* **Task details**: Give again, word for word, the lines below that run from the line with "What seaborn and" through the line with "import seaborn as sns". Drop the pictures.

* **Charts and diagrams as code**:
(begin)
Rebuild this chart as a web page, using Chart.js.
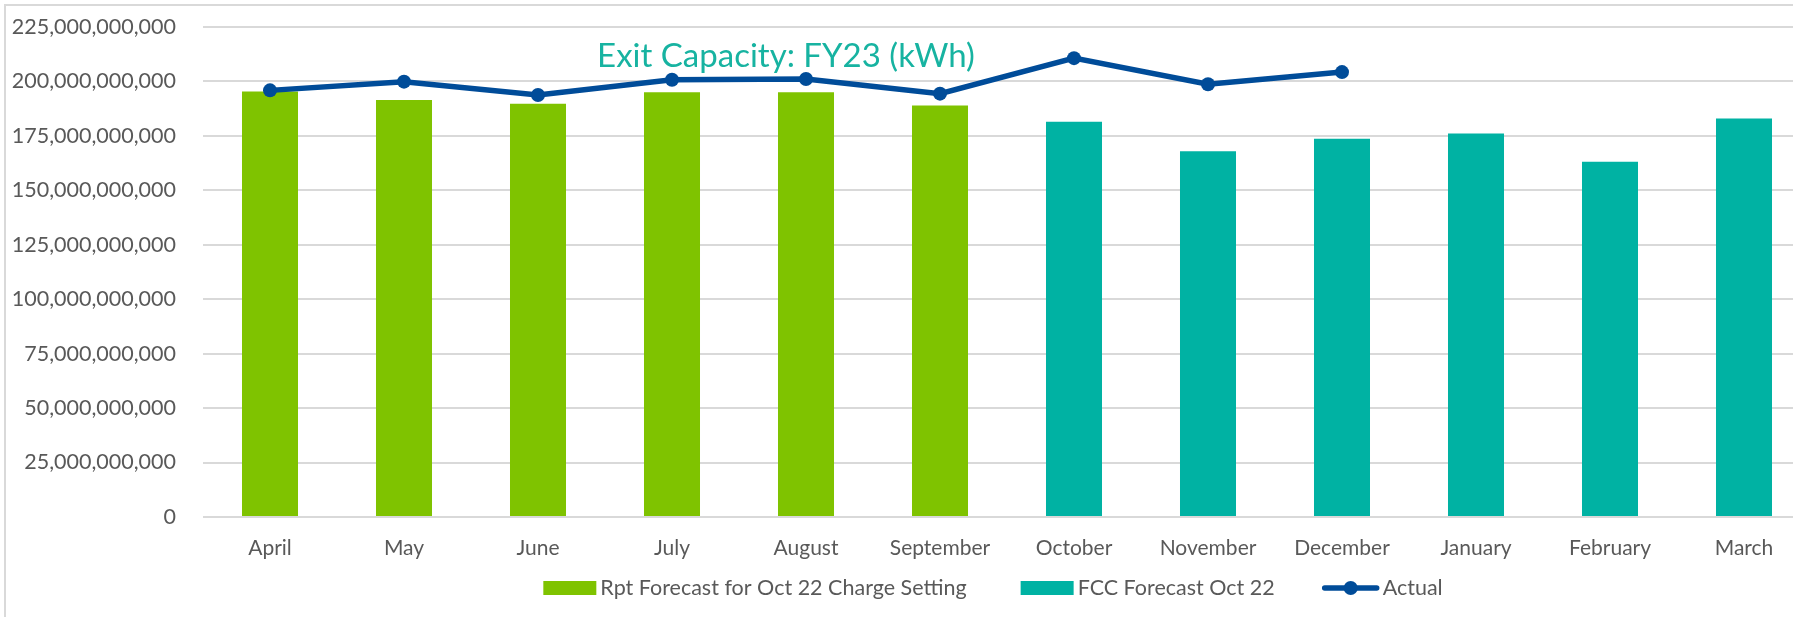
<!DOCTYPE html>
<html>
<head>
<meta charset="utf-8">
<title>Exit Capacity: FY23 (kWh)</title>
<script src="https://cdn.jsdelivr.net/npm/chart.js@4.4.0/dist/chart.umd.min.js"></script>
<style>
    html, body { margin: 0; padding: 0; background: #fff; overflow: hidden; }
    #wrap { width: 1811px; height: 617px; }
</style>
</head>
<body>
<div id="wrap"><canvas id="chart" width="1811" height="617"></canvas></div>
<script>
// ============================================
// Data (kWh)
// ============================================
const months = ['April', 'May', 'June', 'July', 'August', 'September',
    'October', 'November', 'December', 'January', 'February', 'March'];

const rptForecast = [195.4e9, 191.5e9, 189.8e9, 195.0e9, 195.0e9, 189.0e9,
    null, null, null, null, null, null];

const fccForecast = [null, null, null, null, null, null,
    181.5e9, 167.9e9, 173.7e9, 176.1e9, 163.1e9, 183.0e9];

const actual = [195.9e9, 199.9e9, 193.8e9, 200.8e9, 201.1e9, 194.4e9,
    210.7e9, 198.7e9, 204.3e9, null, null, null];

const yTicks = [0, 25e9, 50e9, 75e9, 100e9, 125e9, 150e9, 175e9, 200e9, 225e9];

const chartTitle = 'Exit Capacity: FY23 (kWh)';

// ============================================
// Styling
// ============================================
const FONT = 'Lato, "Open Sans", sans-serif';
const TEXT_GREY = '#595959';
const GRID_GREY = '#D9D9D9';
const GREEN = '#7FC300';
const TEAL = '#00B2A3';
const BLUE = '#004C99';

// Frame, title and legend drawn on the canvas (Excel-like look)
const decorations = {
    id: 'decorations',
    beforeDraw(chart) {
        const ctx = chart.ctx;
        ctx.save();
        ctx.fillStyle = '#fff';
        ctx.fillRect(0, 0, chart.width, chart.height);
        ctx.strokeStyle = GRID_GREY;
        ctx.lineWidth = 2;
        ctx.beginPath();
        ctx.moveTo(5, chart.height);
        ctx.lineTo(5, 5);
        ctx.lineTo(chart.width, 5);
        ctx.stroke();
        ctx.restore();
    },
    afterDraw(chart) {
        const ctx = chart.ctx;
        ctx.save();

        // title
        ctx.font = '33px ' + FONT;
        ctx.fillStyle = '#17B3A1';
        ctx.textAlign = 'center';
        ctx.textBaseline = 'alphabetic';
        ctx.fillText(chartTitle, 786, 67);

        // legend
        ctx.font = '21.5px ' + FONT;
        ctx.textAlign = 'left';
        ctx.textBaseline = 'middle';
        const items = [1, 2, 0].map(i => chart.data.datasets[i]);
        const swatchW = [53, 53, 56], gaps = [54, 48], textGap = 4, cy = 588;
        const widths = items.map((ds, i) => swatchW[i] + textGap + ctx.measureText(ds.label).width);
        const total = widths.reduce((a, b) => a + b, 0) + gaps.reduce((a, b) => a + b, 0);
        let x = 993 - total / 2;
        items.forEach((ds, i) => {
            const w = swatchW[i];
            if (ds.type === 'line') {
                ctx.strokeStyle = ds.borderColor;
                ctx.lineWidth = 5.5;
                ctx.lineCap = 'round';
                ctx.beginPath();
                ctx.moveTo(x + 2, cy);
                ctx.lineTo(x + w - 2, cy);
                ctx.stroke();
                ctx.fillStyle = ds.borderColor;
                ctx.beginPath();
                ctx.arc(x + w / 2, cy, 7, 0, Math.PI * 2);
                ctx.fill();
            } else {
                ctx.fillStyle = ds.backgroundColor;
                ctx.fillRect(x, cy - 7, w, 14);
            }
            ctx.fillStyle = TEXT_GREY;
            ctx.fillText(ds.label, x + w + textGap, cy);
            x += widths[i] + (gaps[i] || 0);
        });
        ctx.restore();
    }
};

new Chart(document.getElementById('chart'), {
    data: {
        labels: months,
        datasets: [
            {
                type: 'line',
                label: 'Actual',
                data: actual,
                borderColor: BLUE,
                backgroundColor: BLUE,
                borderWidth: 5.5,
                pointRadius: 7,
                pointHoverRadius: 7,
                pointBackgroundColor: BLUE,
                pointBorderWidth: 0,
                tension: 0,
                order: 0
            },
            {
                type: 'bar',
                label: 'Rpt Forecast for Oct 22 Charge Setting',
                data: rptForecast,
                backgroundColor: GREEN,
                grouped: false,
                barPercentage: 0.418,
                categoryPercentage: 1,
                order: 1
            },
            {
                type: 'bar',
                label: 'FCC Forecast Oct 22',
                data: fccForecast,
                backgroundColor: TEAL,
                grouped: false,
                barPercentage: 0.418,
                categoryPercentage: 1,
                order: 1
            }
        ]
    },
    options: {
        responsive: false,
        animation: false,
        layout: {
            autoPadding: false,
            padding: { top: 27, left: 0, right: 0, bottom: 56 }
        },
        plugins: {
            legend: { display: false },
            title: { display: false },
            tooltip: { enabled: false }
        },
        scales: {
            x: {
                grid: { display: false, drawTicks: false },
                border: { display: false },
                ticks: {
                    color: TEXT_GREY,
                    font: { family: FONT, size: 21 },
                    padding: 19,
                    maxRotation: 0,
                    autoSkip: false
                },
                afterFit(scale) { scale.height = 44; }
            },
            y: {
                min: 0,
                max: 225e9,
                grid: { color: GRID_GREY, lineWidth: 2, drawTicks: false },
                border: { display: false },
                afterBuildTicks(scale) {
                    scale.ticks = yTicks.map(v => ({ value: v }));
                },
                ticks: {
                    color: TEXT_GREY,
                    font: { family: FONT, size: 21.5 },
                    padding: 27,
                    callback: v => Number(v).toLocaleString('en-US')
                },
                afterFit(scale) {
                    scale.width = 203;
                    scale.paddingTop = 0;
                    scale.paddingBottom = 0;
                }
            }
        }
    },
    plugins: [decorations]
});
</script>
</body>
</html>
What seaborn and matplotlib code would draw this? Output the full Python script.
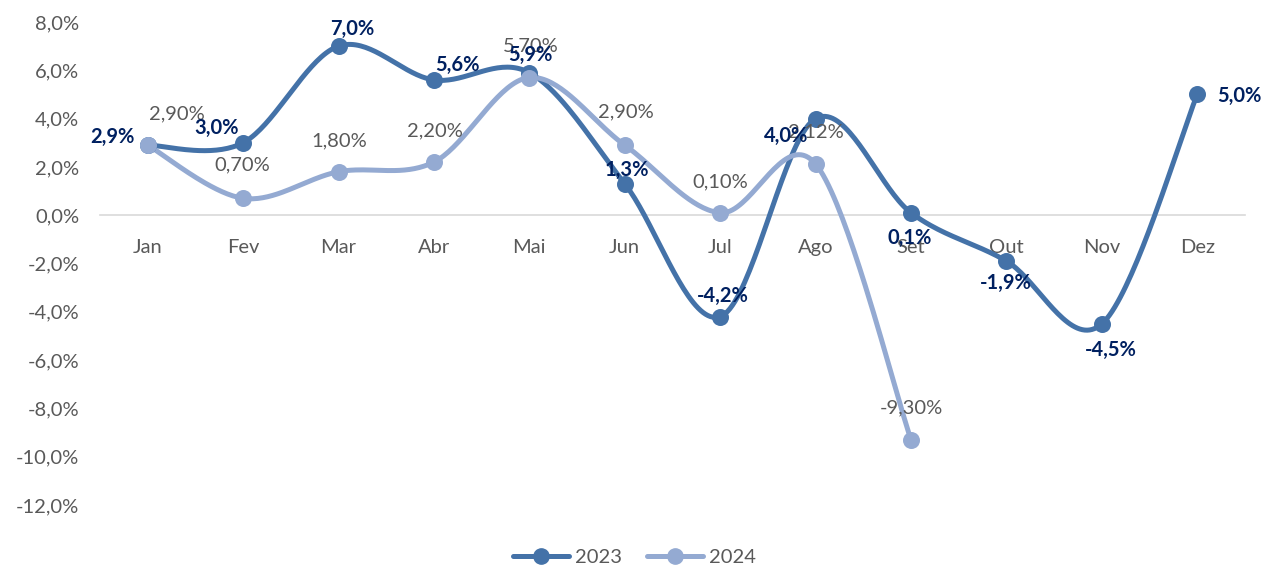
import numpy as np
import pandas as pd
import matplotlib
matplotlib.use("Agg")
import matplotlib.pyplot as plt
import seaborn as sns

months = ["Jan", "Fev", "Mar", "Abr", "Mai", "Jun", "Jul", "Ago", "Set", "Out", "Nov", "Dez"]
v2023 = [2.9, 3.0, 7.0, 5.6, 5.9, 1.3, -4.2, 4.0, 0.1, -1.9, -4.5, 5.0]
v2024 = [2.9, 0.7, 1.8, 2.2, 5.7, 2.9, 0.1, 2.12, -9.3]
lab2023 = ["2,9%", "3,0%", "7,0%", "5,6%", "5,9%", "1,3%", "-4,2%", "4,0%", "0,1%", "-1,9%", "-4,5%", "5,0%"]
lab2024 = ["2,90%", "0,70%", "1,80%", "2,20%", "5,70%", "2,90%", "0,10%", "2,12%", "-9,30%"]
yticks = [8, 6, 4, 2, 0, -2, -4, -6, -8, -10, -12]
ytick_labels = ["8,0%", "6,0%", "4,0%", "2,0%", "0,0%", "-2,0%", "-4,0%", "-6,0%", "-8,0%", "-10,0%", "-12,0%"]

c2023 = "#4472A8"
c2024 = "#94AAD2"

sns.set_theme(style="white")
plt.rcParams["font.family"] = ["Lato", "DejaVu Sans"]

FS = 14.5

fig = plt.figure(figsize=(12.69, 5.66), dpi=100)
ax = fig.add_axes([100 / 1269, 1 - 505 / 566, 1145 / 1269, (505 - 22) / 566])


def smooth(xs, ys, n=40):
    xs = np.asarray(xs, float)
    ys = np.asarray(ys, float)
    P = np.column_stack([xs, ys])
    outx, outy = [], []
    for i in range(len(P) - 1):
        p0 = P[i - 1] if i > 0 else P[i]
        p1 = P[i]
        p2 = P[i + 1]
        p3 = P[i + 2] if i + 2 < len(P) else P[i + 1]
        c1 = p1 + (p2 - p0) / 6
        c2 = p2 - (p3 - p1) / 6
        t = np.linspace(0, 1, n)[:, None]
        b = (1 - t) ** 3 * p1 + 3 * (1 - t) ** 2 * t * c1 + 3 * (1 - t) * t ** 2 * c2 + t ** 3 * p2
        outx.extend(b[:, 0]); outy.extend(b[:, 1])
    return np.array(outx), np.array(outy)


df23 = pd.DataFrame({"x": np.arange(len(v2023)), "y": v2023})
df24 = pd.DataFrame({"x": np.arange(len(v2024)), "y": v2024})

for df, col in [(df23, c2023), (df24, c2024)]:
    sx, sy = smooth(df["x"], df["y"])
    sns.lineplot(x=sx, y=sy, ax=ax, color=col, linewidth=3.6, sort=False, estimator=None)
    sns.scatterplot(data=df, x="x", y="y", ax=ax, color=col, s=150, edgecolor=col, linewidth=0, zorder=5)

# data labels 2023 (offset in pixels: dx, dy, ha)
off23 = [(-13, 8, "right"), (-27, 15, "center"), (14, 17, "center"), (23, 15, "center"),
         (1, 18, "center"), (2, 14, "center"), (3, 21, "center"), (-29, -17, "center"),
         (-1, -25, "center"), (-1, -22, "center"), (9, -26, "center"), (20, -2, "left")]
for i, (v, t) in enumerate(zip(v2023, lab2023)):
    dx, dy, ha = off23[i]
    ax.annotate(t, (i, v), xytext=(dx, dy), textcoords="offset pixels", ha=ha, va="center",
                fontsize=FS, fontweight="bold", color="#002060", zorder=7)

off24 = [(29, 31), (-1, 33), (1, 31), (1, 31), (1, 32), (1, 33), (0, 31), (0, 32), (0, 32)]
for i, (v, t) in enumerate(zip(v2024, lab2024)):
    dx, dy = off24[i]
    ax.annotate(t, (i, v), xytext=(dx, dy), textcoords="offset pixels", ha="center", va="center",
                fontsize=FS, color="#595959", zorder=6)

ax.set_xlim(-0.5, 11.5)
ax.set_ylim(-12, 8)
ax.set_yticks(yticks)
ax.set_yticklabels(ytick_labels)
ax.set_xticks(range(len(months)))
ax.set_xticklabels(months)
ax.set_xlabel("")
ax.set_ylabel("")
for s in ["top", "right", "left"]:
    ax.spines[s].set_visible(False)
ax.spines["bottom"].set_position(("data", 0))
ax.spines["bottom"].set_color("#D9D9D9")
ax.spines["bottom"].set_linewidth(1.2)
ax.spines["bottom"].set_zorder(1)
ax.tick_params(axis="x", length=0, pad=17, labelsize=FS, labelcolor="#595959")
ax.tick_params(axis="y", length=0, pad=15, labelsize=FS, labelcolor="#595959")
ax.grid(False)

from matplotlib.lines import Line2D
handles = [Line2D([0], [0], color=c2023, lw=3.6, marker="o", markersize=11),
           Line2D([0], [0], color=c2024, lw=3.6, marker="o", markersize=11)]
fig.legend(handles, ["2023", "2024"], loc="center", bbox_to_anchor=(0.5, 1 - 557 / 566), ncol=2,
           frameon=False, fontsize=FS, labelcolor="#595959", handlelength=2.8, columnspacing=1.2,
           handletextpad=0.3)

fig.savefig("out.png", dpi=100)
(end)
* **Correct output**:
What seaborn and matplotlib code would draw this? Output the full Python script.
import numpy as np
import pandas as pd
import matplotlib
matplotlib.use("Agg")
import matplotlib.pyplot as plt
import seaborn as sns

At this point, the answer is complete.